Robert Frank had an interesting article in the NYT on March 29 about Detroit’s fine art collections. Frank argues quite simply that the best value proposition for the city is to sell the expensive works, rededicate its facilities to local and emerging artists, and pursue a comparative advantage strategy that maximizes return and minimizes costs. I like Frank’s work on the middle class and his evaluation of “smart for one, dumb for all” implications of rational individualism in Falling Behind, which I’m teaching to my students in a course on the American Middle Class. And anyone whose book is called “unfortunate” by the Mises Institute is generally OK with me. Which makes the “smart for all” implications of his argument tough to take.
It’s tough to argue that point on the surface, but among the points made a week ago by George Galster at the Urban Affairs Association meeting last week, as well as in his book Driving Detroit, is that the political-economic predicament of Detroit is more political than economic. And a major part of that politics is the extraction of resources across the city and county line to suburbs that are not simply competitors of Detroit, but often actively hostile. Nonetheless, residents of these suburbs are willing to use the city as a repository for big-ticket entertainment and cultural venues. These days, it usually means convincing city governments to enter into
scams schemes infrastructure development partnerships for sports stadiums and arenas (for hockey, in Detroit’s case) for the short-term amusement of the suburban fringe.
And that’s where the rational utility argument for selling the art falls off. As Frank writes:
One way to think about the decision is to imagine Detroit as a new municipality about to build a museum stocked and operated at taxpayer expense. Which paintings should it display?
Perhaps the most important principle of economics is that an action should be taken only if its benefit, broadly construed, exceeds its cost.
This quote is such a target-rich environment that it’s hard for me to know where to begin, so I’ll just go in order.
First, imagining Detroit as a new municipality is an absurd counterfactual. In American metropolitics, new cities don’t form on the moon. They form where they can take advantage of certain “sticky” attributes of metropolitan agglomeration to benefit from the concentration of industry, culture, knowledge, and institutions, while deploying their boundaries to externalize undesirable costs. A city like Detroit is so intrinsic to the very formation of any hypothetical new municipality that to recast Detroit as the new municipality renders the whole exercise ridiculous.
Second, such new municipalities overwhelmingly incorporate along highly limited and even privatized models of governance, both because their affluent homeowner constituents want to minimize tax obligations and because they take advantage of sporting, artistic, entertainment, judicial, commercial, and transit facilities outside their jurisdiction, the costs of which are frequently borne by central cities with sunk costs invested in things like art museums. The notion that New Detroit would choose not to open an art museum is entirely contingent on the assumption that Old Detroit has already been operating and maintaining one for years, offering a collective benefit to the region while locally absorbing the costs imposed by the museum’s property tax exemptions and policing the streets for the benefit of nervous suburban residents.
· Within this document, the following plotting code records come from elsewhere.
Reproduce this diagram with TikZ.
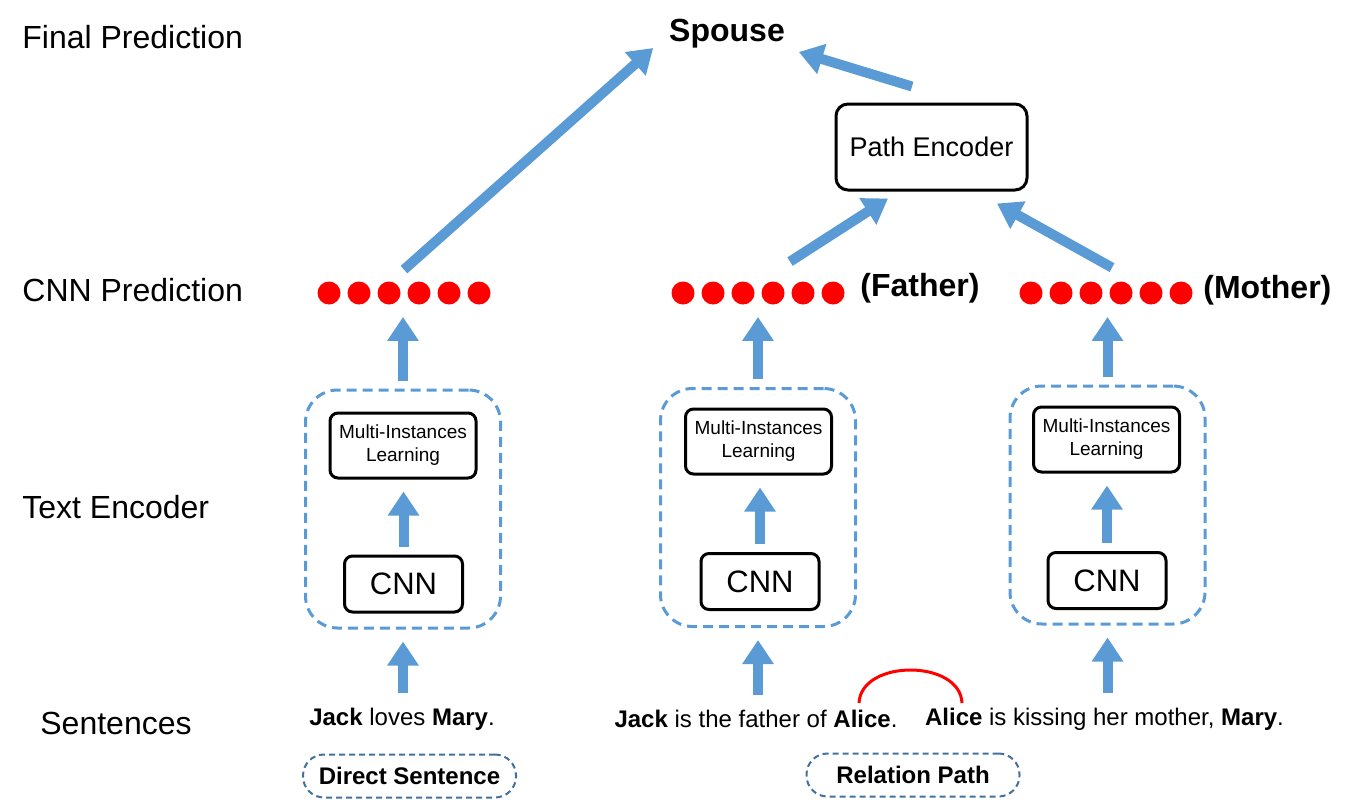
\documentclass[tikz,border=0pt]{standalone}
\usepackage{fontspec}
\setmainfont{Liberation Sans}
\usepackage{tikz}
\usetikzlibrary{arrows.meta,calc}
\definecolor{arrowblue}{RGB}{91,155,213}
\definecolor{tagblue}{RGB}{65,113,156}
\tikzset{
rowlabel/.style={
anchor=west,
inner sep=0pt,
font=\fontsize{16}{19}\selectfont
},
encbox/.style={
draw,
line width=1.5pt,
rounded corners=6pt,
minimum width=95.5pt,
minimum height=43pt,
font=\fontsize{13.5}{16}\selectfont
},
milbox/.style={
draw,
line width=1.5pt,
rounded corners=4pt,
minimum width=73pt,
minimum height=32.5pt,
align=center,
font=\fontsize{9.5}{11.5}\selectfont
},
cnnbox/.style={
draw,
line width=1.5pt,
rounded corners=4pt,
minimum width=59pt,
minimum height=28pt,
font=\fontsize{15.5}{18}\selectfont
},
group/.style={
draw=arrowblue,
line width=1.5pt,
dash pattern=on 5pt off 3pt,
rounded corners=16pt,
minimum width=97.5pt,
minimum height=119pt
},
tag/.style={
draw=tagblue,
line width=1pt,
dash pattern=on 3pt off 2pt,
rounded corners=10.5pt,
minimum width=106.5pt,
minimum height=21.5pt,
font=\fontsize{12}{14}\selectfont\bfseries
},
sentence/.style={
font=\fontsize{12}{14}\selectfont
},
dotrow/.style={
minimum width=86.5pt,
minimum height=11.5pt,
inner sep=0pt
},
dot/.style={
circle,
fill=red,
minimum size=11.5pt,
inner sep=0pt
},
arrow/.style={
draw=arrowblue,
line width=5pt,
-{Triangle[width=15pt,length=12pt]},
shorten <=4pt,
shorten >=6pt
},
bigarrow/.style={
draw=arrowblue,
line width=5pt,
-{Triangle[width=15pt,length=12pt]}
}
}

\begin{document}
\begin{tikzpicture}[x=0.5pt,y=-0.5pt]
\useasboundingbox (0,0) rectangle (1355,804);

% row labels
\node[rowlabel](lfin) at (22,37){Final Prediction};
\node[rowlabel](lcnn) at (22,290){CNN Prediction};
\node[rowlabel](ltxt) at (22,507){Text Encoder};
\node[rowlabel](lsen) at (40,723){Sentences};

% top
\node[font=\fontsize{16}{19}\selectfont\bfseries](spouse) at (727,34){Spouse};
\node[encbox](pe) at (931.5,147){Path Encoder};

% cnn predictions
\node[dotrow](p1) at (404,293){};
\node[dotrow](p2) at (758,293){};
\node[dotrow](p3) at (1106,293){};
\foreach \n in {1,2,3}
\foreach \i in {-75,-45,...,75}
\node[dot] at ($(p\n)+(\i,0)$){};
\node[rowlabel,font=\fontsize{16}{19}\selectfont\bfseries](fa) at (860,288){(Father)};
\node[rowlabel,font=\fontsize{16}{19}\selectfont\bfseries](mo) at (1203,290){(Mother)};

% text encoders
\node[group](g1) at (403,509){};
\node[group](g2) at (758,507.5){};
\node[group](g3) at (1107.5,505){};
\node[milbox](m1) at (403,445.5){Multi-Instances\\Learning};
\node[milbox](m2) at (758.5,441.5){Multi-Instances\\Learning};
\node[milbox](m3) at (1106.5,439.5){Multi-Instances\\Learning};
\node[cnnbox](c1) at (403.5,584){CNN};
\node[cnnbox](c2) at (760,581.5){CNN};
\node[cnnbox](c3) at (1107,580.5){CNN};

% sentences
\node[sentence](s1) at (402,719){\textbf{Jack} loves \textbf{Mary}.};
\node[sentence](s2) at (756,719){\textbf{Jack} is the father of \textbf{Alice}.};
\node[sentence](s3) at (1104.5,719){\textbf{Alice} is kissing her mother, \textbf{Mary}.};
\node[tag](ds) at (409.5,776){Direct Sentence};
\node[tag](rp) at (913,775){Relation Path};

% link between the two Alices
\coordinate (al1) at (859,703);
\coordinate (al2) at (962,703);
\draw[red,line width=1.5pt](al1) .. controls (861,659) and (960,659) .. (al2);

\foreach \n in {1,2,3}{
\draw[arrow](g\n.south |- s\n.north)--(g\n.south);
\draw[arrow](c\n.north)--(c\n.north |- m\n.south);
\draw[arrow](g\n.north)--(g\n.north |- p\n.south);
}

\draw[bigarrow]([yshift=5.75pt]p1.north)--([xshift=-4.5pt,yshift=-7pt]spouse.west);
\draw[bigarrow]([xshift=16pt,yshift=9.75pt]p2.north)--([xshift=-21.75pt,yshift=-3.5pt]pe.south);
\draw[bigarrow]([xshift=3pt,yshift=6.75pt]p3.north)--([xshift=32.75pt,yshift=-6pt]pe.south);
\draw[bigarrow]([xshift=-9.75pt,yshift=8pt]pe.north)--([xshift=3.5pt,yshift=-9pt]spouse.east);

\end{tikzpicture}
\end{document}
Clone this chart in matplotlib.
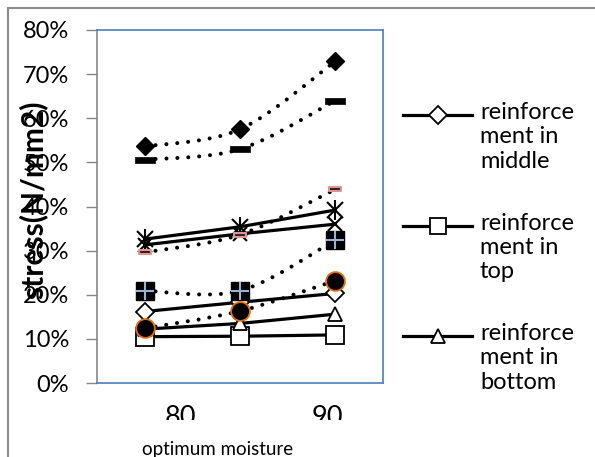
import numpy as np
import matplotlib
matplotlib.use("Agg")
import matplotlib.pyplot as plt
from matplotlib.path import Path
from matplotlib.patches import PathPatch
from matplotlib.lines import Line2D
from matplotlib.transforms import Bbox, TransformedBbox
from matplotlib.ticker import FuncFormatter

plt.rcParams["font.family"] = ["Lato", "DejaVu Sans"]

# ---- data -------------------------------------------------------------
x_pos = [0, 1, 2]
x_tick_labels = ["80", "90"]
y_ticks = [0.0, 0.1, 0.2, 0.3, 0.4, 0.5, 0.6, 0.7, 0.8]

legend_labels = ["reinforce\nment in\nmiddle",
                 "reinforce\nment in\ntop",
                 "reinforce\nment in\nbottom"]

middle = [0.162, 0.183, 0.203]
top = [0.105, 0.106, 0.109]
bottom = [0.122, 0.135, 0.156]
star_series = [0.326, 0.354, 0.392]
cross_series = [0.313, 0.338, 0.360]
diamond_fill = [0.536, 0.575, 0.729]
dash_black = [0.506, 0.530, 0.640]
dash_pink = [0.296, 0.336, 0.439]
square_fill = [0.209, 0.209, 0.324]
circle_fill = [0.124, 0.163, 0.232]

# ---- figure -----------------------------------------------------------
W, H = 595, 457
fig = plt.figure(figsize=(W / 100, H / 100), dpi=100)
fig.patch.set_facecolor("white")

L, R, T, B = 97, 383, 30, 383
ax = fig.add_axes([L / W, 1 - B / H, (R - L) / W, (B - T) / H])
ax.set_xlim(-0.5, 2.5)
ax.set_ylim(0, 0.8)

BLUE = "#4a7ebb"
GRAY = "#868686"
for side in ("top", "right", "bottom"):
    ax.spines[side].set_color(BLUE)
    ax.spines[side].set_linewidth(1.2)
ax.spines["left"].set_color(GRAY)
ax.spines["left"].set_linewidth(1.2)

ax.set_yticks(y_ticks)
ax.yaxis.set_major_formatter(FuncFormatter(lambda v, p: f"{v * 100:.0f}%"))
ax.tick_params(axis="y", direction="out", length=8, width=1, color=GRAY,
               labelsize=17, pad=12, labelcolor="black")
ax.set_xticks([])


def smooth_path(xs, ys):
    """Bezier path through the points, Excel-style smoothing."""
    pts = np.column_stack([xs, ys]).astype(float)
    n = len(pts)
    verts = [pts[0]]
    codes = [Path.MOVETO]
    for i in range(n - 1):
        p0 = pts[max(i - 1, 0)]
        p1 = pts[i]
        p2 = pts[i + 1]
        p3 = pts[min(i + 2, n - 1)]
        c1 = p1 + (p2 - p0) / 6.0
        c2 = p2 - (p3 - p1) / 6.0
        verts += [c1, c2, p2]
        codes += [Path.CURVE4] * 3
    return Path(verts, codes)


DOT = (0, (0.01, 2.7))


def dotted_curve(ys, z):
    patch = PathPatch(smooth_path(x_pos, ys), fill=False, edgecolor="black",
                      linewidth=2.9, linestyle=DOT, capstyle="round", zorder=z)
    ax.add_patch(patch)


# rectangular "dash" marker
dash_marker = Path([(-1, -0.33), (1, -0.33), (1, 0.33), (-1, 0.33), (-1, -0.33)],
                   [Path.MOVETO, Path.LINETO, Path.LINETO, Path.LINETO, Path.CLOSEPOLY])

SOLID_LW = 2.3

# legend series
ax.plot(x_pos, middle, color="black", lw=SOLID_LW, marker="D", ms=9,
        mfc="white", mec="black", mew=1.3, zorder=3)
ax.plot(x_pos, top, color="black", lw=SOLID_LW, marker="s", ms=12.5,
        mfc="white", mec="black", mew=1.3, zorder=3)
ax.plot(x_pos, bottom, color="black", lw=SOLID_LW, marker="^", ms=9.5,
        mfc="white", mec="black", mew=1.3, zorder=3)

# asterisk series
ax.plot(x_pos, star_series, color="black", lw=SOLID_LW, marker="x", ms=12,
        mec="black", mew=1.5, zorder=4)
ax.plot(x_pos, star_series, ls="none", marker="|", ms=15, mec="black",
        mew=1.5, zorder=4)
# cross series
ax.plot(x_pos, cross_series, color="black", lw=SOLID_LW, marker="x", ms=10,
        mec="black", mew=1.5, zorder=4)

# dotted smooth series
dotted_curve(diamond_fill, 5)
ax.plot(x_pos, diamond_fill, ls="none", marker="D", ms=9.5, mfc="black",
        mec="black", zorder=5)
dotted_curve(dash_black, 5)
ax.plot(x_pos, dash_black, ls="none", marker=dash_marker, ms=14.5,
        mfc="black", mec="black", mew=0.5, zorder=5)
dotted_curve(dash_pink, 5)
ax.plot(x_pos, dash_pink, ls="none", marker=dash_marker, ms=8.5,
        mfc="#3a1818", mec="#d99694", mew=1.5, zorder=5)
dotted_curve(square_fill, 6)
ax.plot(x_pos, square_fill, ls="none", marker="s", ms=12.5, mfc="black",
        mec="black", zorder=6)
ax.plot(x_pos, square_fill, ls="none", marker="+", ms=12.5,
        mec="#95b3d7", mew=1.5, zorder=6)
dotted_curve(circle_fill, 7)
ax.plot(x_pos, circle_fill, ls="none", marker="o", ms=13.5, mfc="black",
        mec="#e46c0a", mew=1.3, zorder=7)

# ---- category labels (lower half hidden below the frame edge) ----------
clip = TransformedBbox(Bbox.from_extents(0, (H - 420) / H, 1, 1), fig.transFigure)
for lab, px in zip(x_tick_labels, [180, 327]):
    t = fig.text(px / W, 1 - 425 / H, lab, ha="center", va="baseline",
                 fontsize=19.5)
    t.set_clip_box(clip)
    t.set_clip_on(True)

fig.text(218 / W, 1 - 455 / H, "optimum moisture", ha="center",
         va="baseline", fontsize=13.5)
fig.text(33 / W, 1 - 200 / H, "stress(N/mm2)", ha="center", va="center",
         rotation=90, fontsize=21.5, fontweight="bold")

# ---- legend -----------------------------------------------------------
legend_styles = [dict(marker="D", ms=9, mfc="white"),
                 dict(marker="s", ms=11, mfc="white"),
                 dict(marker="^", ms=9.5, mfc="white")]
for i, (lab, st) in enumerate(zip(legend_labels, legend_styles)):
    yc = 1 - (115 + 110.5 * i) / H
    fig.add_artist(Line2D([403 / W, 472 / W], [yc, yc], color="black",
                          lw=SOLID_LW, transform=fig.transFigure))
    fig.add_artist(Line2D([438 / W], [yc], ls="none", mec="black", mew=1.3,
                          transform=fig.transFigure, **st))
    fig.text(480 / W, yc + 13 / H, lab, ha="left", va="top", fontsize=17,
             linespacing=1.2, transform=fig.transFigure)

# ---- outer frame ------------------------------------------------------
fig.add_artist(Line2D([8 / W, 1], [1 - 8 / H, 1 - 8 / H], color="#8c8c8c",
                      lw=1.5, transform=fig.transFigure))
fig.add_artist(Line2D([8 / W, 8 / W], [0, 1 - 8 / H], color="#8c8c8c",
                      lw=1.5, transform=fig.transFigure))

fig.savefig("out.png", dpi=100)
It’s thus hard to be satisfied with the argument that, having been reduced to bankruptcy by internal and external political leadership with the able assistance of extractive financial industry, that Detroit should sell off the china, as it were. Those works of art are fruits of the public, they’re irreplaceable, and their sale to private hands would result in the diminishment of all of southeastern Michigan’s access to the arts.
Frank does acknowledge this, and the distasteful nature of the choice. He offers a reassurance that the buyers of Detroit’s fire-sale masterpieces will respond benevolently:
If fewer museums owned them, the rich would have good reason to lend them more often for public display, as indeed many already do, thus preserving and enhancing their value. If sold, many of the institute’s famous works would return as loaners, along with such works from other collections.
As an Ivy League management professor, Frank may have more insight than I do into the behavior of the art collector class. But even assuming that the average Michigander’s ability to view these pieces will remain the same, why should we accept the transfer? If owning the art has value to the collector/purchaser, why should we not assume that it has a rational value (or a no less irrational value) to the city? Why not ask the wealthy suburban collector to contribute directly to both the display of the artwork and the institution through taxation? There’s an unbalanced political situation in which money, property rights, public access, and operating costs are in conflict. That conflict could be resolved in any number of ways other than privatizing resources.
I’m not saying this won’t prove both politically and economically expedient, if temporary solution. But this kind of cost-benefit analysis ignores a century of metropolitan history through the facile assumption that all cities operate under the same independent conditions and avoids wrestling with the difficult fact of non-reciprocity. The “choice” of suburban municipalities to operate austere minimal cities is dependent on nearby large cities that have maintained public investment in the kinds of cultural amenities that most suburbanites enjoy to some extent but dislike paying for.